* _INSTRUCTION_
In the listing below, find the line containing "The picture is" and the line containing "nan = np.nan". Repeat exactly those two lines and every line between them, nothing more.

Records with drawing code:
* begin *
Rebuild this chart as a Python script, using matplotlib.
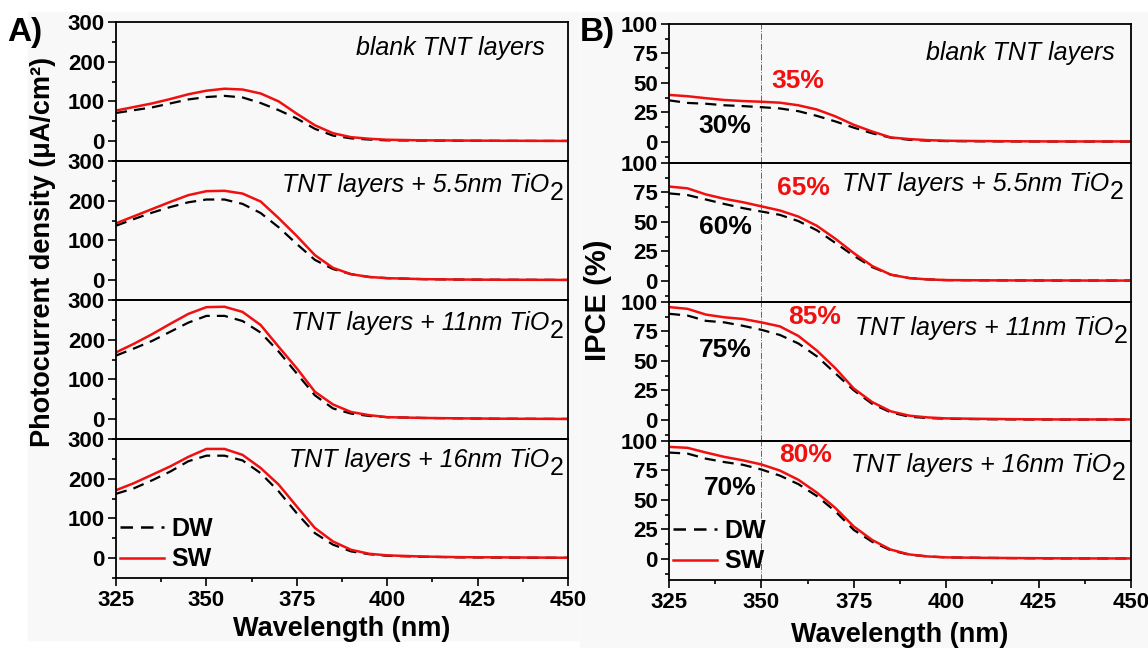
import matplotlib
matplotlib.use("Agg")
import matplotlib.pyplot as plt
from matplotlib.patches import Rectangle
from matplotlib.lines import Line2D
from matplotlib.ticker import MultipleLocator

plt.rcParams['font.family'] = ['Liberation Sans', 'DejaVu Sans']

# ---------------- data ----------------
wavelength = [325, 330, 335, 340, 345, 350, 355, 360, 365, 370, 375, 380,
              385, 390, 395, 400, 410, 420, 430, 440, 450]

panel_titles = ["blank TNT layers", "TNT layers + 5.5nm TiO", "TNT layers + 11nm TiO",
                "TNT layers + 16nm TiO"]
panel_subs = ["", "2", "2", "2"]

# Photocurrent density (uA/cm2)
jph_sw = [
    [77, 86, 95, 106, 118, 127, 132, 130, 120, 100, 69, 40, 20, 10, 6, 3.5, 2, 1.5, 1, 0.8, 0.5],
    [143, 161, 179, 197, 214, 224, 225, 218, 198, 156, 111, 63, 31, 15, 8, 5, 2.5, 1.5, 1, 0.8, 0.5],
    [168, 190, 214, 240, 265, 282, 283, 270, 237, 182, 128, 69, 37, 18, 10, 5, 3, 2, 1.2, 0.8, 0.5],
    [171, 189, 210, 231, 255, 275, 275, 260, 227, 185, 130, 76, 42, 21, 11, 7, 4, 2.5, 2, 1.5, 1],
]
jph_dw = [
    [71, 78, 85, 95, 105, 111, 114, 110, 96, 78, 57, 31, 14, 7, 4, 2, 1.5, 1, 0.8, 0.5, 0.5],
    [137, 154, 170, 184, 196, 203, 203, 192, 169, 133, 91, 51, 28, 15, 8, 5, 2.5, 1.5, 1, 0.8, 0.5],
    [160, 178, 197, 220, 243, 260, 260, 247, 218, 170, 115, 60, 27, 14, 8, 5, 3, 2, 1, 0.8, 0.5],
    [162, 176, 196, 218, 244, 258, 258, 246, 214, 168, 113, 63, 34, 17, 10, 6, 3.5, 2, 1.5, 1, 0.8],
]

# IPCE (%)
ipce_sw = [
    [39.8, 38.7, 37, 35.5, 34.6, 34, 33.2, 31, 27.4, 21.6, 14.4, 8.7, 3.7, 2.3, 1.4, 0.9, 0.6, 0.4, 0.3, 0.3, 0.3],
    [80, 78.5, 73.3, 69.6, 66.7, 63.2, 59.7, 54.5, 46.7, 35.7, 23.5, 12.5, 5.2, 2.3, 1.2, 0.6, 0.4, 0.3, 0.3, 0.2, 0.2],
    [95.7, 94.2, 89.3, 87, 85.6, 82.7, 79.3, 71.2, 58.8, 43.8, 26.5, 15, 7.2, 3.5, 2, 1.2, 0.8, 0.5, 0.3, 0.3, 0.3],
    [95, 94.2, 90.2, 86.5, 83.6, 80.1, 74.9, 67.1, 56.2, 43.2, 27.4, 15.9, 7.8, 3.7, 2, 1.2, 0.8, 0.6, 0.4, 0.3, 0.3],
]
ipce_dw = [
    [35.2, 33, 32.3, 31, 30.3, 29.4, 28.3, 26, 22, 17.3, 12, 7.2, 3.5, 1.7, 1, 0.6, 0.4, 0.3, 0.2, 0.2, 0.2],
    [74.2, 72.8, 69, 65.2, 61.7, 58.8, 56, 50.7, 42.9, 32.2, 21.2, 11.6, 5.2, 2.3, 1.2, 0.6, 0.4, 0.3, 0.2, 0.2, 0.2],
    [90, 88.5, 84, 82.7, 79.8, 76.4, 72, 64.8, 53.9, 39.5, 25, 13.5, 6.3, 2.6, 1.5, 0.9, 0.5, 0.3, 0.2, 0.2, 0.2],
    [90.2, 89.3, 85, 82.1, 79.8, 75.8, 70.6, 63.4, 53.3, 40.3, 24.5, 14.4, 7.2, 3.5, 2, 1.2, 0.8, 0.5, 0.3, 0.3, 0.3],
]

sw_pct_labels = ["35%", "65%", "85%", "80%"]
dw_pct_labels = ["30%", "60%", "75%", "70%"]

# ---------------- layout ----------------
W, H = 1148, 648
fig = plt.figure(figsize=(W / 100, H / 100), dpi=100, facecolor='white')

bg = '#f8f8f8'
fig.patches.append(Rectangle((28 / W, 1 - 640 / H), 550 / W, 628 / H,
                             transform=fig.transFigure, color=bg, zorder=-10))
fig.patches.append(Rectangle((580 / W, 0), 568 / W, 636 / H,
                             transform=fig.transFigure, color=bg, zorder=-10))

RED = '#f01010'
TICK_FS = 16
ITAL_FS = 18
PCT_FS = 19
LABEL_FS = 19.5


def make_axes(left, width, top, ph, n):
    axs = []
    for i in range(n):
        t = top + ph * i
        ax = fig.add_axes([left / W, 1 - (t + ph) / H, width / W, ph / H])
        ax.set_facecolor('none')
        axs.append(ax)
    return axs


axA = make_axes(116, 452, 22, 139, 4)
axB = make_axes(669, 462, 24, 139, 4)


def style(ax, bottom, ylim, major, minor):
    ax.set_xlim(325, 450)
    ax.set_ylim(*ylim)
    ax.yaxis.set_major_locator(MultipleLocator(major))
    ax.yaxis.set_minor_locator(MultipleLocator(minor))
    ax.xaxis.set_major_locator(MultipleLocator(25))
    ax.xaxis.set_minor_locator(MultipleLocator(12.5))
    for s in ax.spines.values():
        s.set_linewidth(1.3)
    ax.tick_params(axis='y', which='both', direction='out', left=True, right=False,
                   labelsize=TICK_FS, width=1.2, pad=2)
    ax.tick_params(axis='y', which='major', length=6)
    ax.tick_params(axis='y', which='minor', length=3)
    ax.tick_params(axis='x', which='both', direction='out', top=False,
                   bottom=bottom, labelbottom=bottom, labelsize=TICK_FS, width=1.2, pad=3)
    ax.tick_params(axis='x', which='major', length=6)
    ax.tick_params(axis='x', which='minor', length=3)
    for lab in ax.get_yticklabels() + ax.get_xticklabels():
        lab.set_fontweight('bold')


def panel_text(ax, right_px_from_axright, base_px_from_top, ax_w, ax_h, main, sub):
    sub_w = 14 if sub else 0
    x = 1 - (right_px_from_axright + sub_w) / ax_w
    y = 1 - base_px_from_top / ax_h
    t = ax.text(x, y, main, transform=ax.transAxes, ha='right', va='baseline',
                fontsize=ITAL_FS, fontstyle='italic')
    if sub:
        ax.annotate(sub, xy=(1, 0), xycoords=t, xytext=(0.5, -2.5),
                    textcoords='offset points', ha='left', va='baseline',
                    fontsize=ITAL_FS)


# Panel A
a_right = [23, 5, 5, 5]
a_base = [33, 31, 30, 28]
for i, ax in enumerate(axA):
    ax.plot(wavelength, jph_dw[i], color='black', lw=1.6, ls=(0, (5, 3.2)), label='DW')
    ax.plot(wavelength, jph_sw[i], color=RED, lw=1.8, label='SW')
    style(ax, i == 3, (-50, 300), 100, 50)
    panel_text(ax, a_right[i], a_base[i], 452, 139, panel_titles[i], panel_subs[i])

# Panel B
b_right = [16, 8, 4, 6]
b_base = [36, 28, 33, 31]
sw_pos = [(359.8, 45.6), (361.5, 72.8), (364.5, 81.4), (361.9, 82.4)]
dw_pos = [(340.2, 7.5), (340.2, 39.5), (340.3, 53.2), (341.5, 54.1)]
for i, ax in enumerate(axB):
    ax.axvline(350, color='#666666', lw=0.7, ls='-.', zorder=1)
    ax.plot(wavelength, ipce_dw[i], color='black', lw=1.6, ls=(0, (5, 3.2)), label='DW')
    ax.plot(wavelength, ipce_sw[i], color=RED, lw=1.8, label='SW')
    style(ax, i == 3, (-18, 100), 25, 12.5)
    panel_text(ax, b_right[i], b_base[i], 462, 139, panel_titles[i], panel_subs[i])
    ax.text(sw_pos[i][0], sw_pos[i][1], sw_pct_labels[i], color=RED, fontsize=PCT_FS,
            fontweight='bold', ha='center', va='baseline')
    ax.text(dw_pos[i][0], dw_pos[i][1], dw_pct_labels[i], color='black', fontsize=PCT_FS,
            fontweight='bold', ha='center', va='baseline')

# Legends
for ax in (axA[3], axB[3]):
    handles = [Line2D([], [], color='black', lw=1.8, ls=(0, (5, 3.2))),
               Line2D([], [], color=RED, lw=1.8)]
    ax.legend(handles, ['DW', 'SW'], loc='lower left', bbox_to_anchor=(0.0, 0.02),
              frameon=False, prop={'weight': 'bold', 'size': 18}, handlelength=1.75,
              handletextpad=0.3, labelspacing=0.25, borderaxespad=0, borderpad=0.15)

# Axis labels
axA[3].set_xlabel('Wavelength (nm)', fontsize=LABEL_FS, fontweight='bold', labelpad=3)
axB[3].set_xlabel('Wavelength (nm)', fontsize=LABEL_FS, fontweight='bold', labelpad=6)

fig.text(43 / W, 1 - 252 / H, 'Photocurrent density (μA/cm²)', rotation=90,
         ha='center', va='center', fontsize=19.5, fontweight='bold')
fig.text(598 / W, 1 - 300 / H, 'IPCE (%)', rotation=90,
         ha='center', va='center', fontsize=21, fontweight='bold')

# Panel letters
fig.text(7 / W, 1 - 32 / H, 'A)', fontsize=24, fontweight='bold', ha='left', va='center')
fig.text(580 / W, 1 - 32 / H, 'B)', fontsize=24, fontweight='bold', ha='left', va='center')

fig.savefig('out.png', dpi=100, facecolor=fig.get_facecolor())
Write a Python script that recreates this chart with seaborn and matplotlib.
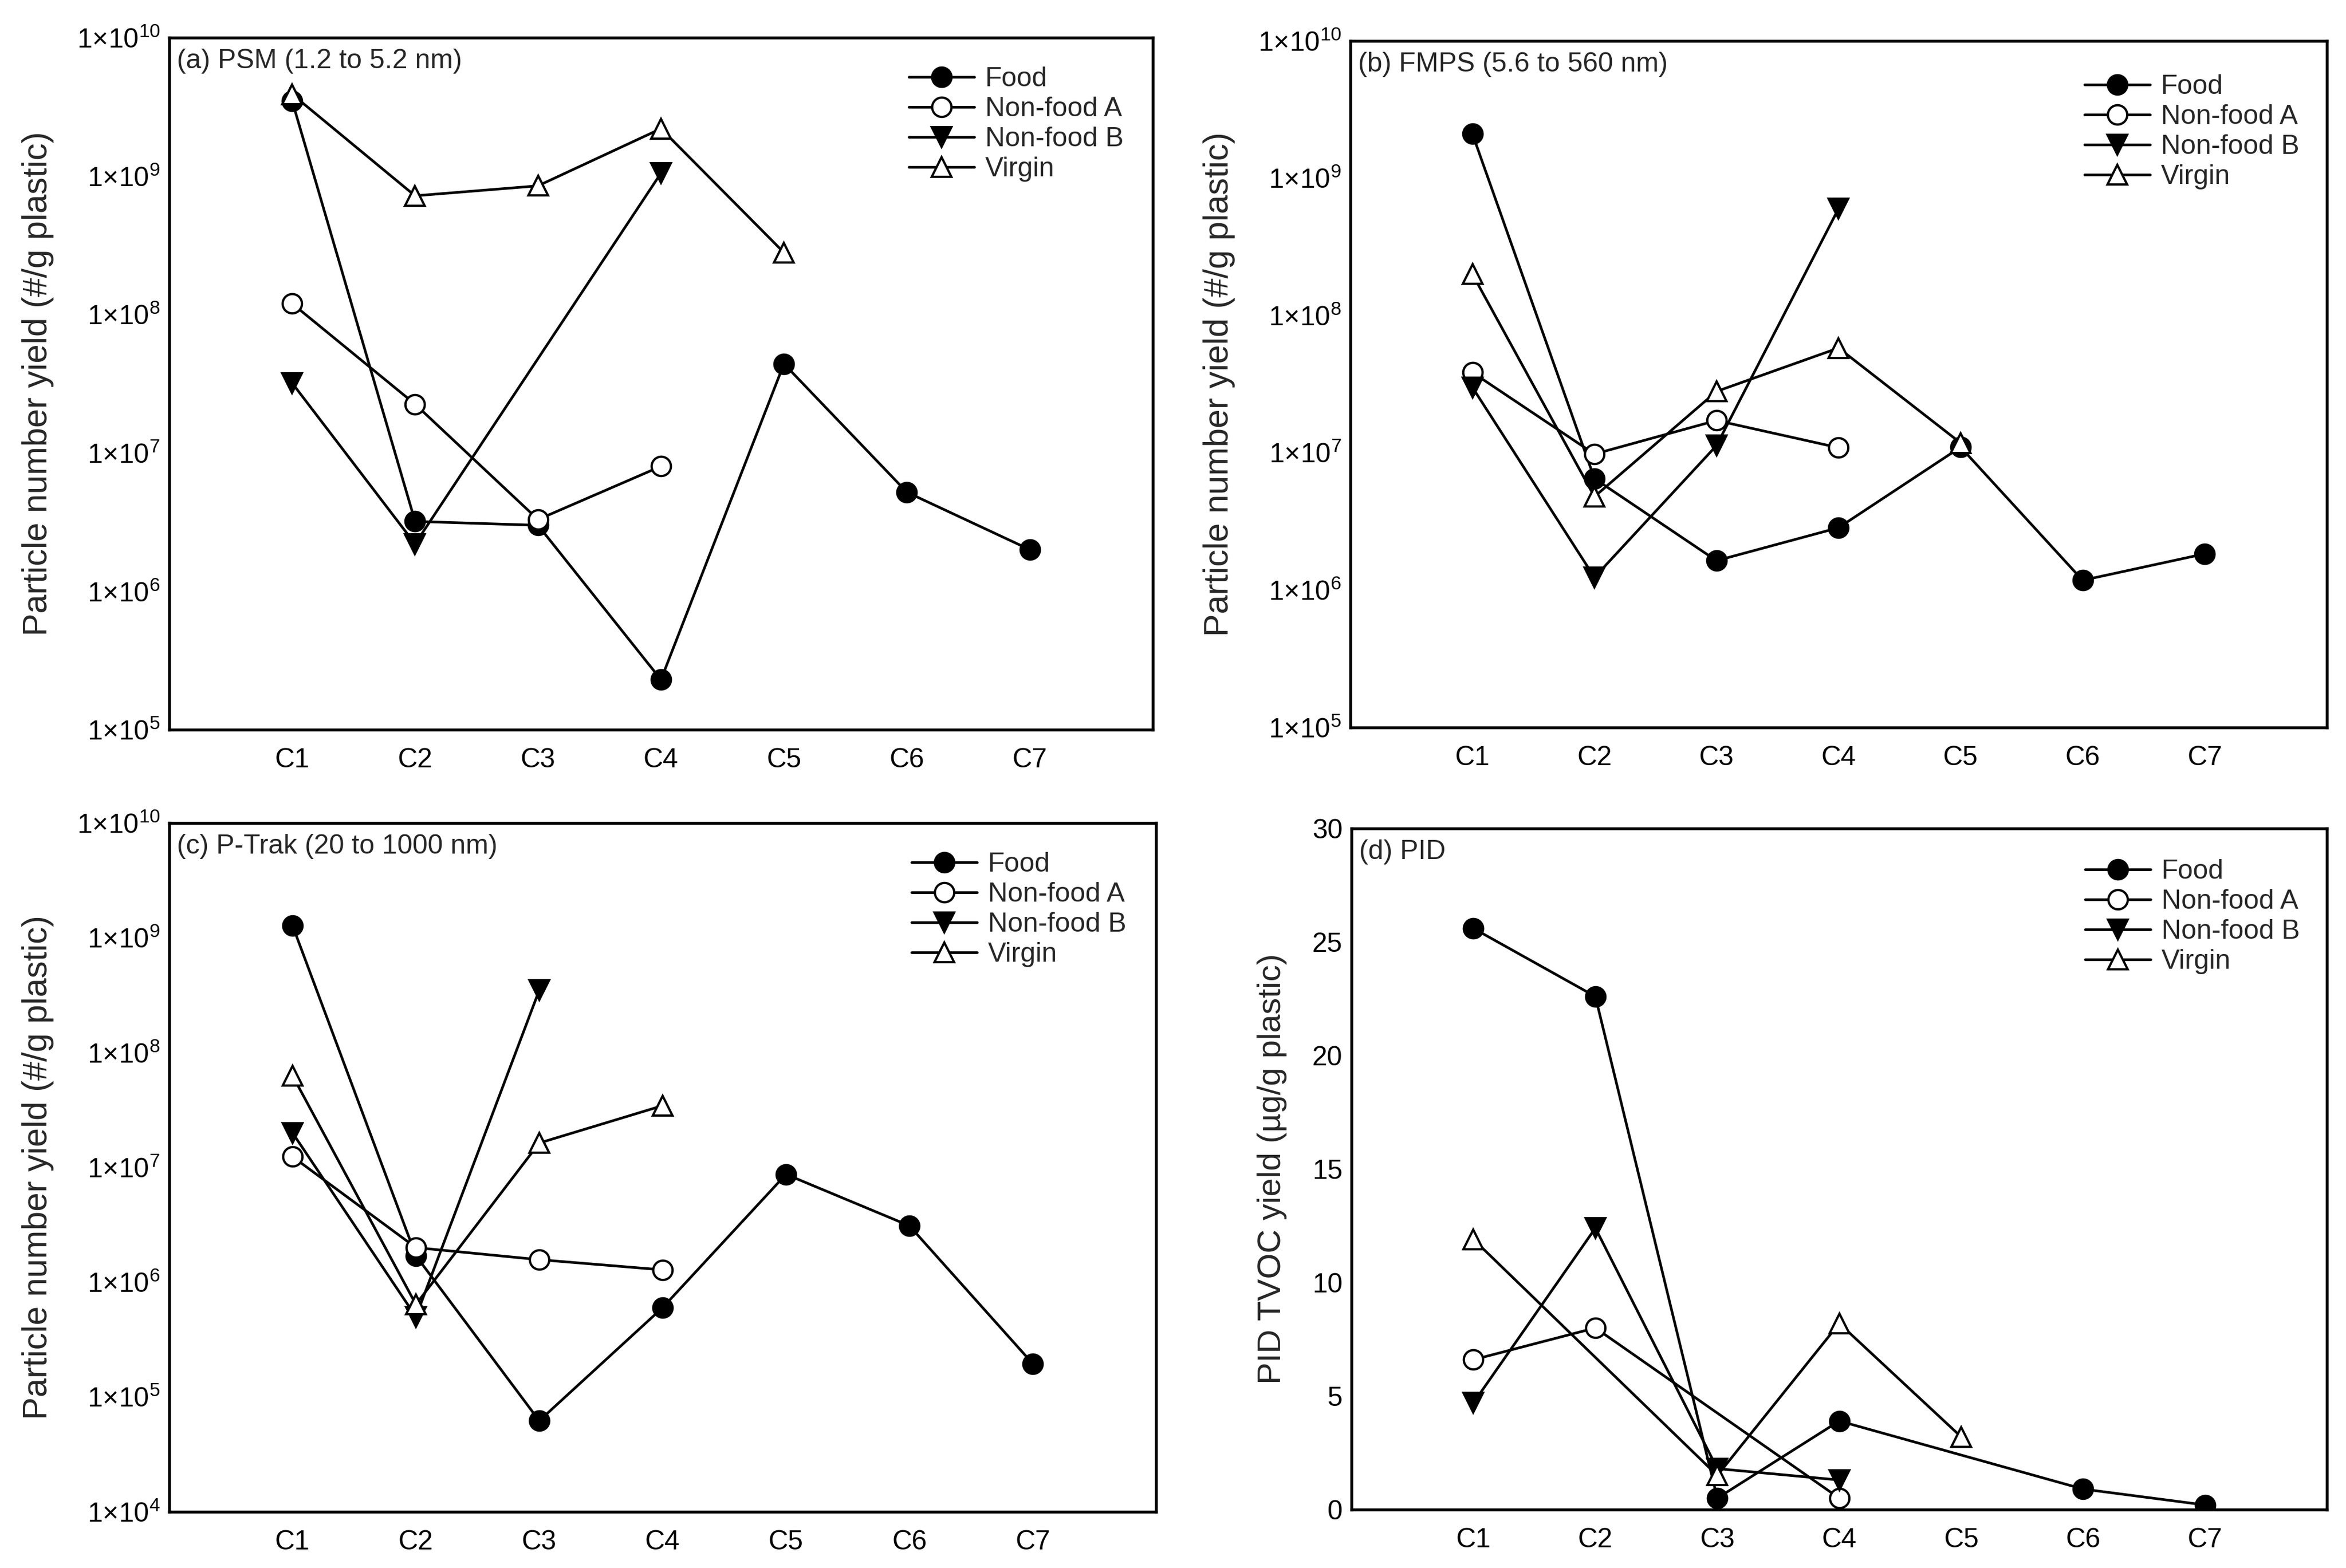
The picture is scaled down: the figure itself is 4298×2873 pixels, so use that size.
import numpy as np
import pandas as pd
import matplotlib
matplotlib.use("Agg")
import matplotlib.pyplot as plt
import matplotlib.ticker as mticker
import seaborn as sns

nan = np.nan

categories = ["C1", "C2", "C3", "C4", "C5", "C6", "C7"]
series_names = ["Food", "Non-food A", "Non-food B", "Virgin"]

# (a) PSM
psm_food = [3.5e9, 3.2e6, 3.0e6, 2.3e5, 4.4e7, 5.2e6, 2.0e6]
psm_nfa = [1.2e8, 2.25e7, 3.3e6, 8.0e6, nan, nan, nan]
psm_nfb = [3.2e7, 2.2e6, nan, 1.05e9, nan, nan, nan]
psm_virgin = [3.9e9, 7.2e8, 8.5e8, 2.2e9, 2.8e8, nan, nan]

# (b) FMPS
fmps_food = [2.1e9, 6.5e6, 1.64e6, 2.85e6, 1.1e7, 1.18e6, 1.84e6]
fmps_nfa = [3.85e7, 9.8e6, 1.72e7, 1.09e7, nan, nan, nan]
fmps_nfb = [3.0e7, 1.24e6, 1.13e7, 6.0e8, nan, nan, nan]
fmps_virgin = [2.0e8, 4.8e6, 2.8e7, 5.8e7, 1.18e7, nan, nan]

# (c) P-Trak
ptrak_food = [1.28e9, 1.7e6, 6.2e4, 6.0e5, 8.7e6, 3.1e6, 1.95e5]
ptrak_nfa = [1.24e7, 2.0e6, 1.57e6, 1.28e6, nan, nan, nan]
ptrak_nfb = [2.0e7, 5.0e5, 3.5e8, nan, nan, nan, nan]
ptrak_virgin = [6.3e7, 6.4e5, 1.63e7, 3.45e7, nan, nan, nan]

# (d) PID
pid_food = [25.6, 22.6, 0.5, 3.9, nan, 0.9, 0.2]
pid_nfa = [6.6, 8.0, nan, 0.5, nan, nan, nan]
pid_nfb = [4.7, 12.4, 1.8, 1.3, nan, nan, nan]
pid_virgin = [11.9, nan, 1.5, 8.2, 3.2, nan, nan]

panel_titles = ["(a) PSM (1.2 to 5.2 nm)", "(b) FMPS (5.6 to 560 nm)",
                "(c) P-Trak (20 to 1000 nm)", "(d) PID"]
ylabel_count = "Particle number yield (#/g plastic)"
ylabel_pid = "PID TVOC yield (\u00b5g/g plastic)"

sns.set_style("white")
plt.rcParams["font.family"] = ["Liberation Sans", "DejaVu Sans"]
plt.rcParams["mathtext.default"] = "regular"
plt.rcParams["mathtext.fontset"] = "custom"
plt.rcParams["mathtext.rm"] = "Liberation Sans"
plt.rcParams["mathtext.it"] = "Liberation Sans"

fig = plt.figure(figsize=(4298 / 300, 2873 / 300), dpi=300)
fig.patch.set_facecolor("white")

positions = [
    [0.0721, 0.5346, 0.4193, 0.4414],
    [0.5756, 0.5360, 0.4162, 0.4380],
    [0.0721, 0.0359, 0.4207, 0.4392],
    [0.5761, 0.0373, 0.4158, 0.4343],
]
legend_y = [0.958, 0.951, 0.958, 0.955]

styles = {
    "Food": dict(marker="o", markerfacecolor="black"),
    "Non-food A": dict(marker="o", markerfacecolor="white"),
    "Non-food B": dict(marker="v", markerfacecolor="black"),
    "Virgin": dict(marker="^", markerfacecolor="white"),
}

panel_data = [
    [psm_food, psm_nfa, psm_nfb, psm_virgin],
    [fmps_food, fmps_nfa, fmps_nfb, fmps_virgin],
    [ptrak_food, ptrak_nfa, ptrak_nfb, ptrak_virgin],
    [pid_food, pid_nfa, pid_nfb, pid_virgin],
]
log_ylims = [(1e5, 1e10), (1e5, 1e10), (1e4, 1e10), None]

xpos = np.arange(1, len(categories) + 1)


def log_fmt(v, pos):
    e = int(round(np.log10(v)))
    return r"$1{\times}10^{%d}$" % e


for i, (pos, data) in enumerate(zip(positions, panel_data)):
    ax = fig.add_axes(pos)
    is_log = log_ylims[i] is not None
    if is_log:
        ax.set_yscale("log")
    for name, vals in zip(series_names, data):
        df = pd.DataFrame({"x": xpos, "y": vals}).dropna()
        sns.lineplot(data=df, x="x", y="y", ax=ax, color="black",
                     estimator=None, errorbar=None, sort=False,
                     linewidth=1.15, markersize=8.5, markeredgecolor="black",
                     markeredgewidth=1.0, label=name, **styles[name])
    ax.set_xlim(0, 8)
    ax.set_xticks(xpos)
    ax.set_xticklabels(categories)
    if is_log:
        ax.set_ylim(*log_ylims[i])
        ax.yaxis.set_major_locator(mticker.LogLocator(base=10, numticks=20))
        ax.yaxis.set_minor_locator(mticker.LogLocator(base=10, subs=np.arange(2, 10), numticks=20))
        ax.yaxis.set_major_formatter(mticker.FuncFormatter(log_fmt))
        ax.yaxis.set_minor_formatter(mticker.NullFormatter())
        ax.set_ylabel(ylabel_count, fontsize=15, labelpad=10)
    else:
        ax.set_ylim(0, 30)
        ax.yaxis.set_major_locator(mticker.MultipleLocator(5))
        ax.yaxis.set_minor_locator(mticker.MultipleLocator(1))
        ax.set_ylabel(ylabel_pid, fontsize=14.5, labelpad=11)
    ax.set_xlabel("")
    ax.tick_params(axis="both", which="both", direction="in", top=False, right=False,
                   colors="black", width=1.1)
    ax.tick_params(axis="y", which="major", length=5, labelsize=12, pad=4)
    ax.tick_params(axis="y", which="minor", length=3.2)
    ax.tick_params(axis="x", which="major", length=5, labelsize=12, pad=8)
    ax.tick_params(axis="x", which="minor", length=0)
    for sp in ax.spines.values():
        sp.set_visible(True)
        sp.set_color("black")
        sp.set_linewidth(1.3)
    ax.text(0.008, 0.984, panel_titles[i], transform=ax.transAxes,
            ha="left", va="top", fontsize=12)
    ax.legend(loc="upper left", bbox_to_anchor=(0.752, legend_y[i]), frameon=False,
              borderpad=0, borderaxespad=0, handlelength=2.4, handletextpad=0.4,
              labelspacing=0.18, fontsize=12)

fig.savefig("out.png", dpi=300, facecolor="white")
* end *
* _COMPLETED TASK_
The picture is scaled down: the figure itself is 4298×2873 pixels, so use that size.
import numpy as np
import pandas as pd
import matplotlib
matplotlib.use("Agg")
import matplotlib.pyplot as plt
import matplotlib.ticker as mticker
import seaborn as sns

nan = np.nan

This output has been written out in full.